Canadian Composers Gain Ground, Praise Morawetz
From the look of Eaton auditorium Saturday night the Canadian League of Composers is gaining ground. It gave another concert of contemporary Canadian music, and attendance was up. Officials report associate membership has grown and attribute increased interest partly to the all-Canadian concert in Carnegie hall under Stokowski.
As is to be expected at concerts of modern music, a handful was seen leaving at intermission; but most remained. It's never easy to follow a whole evening of unfamiliar scores, unless you're by nature a trail-blazer in the arts; and there's no denying many Canadian "moderns" are writing in "advance" styles that haven't gained any kind of popularity.
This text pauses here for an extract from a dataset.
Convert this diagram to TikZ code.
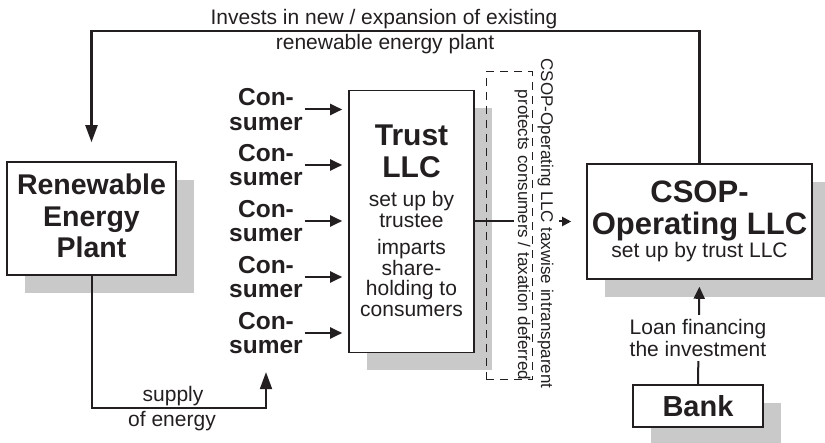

For us the finest writing was by Toronto's Oskar Morawetz. He had two poems set to music for voice and piano, had made a study of their moods and atmospheric
suggestions and had honestly written with a desire to enhance the poetry in each.
We admired the climax to "Chimney Sweep" and the whole of "Grenadier" which relates the thoughts of a soldier dying on the battlefield.
Doesn't Feel It's Corny
Apparently Morawetz doesn't feel it's corny to express deep feeling in his music, which received sympathetic performance from baritone Glenn Gardiner and Leo Barkin at the piano.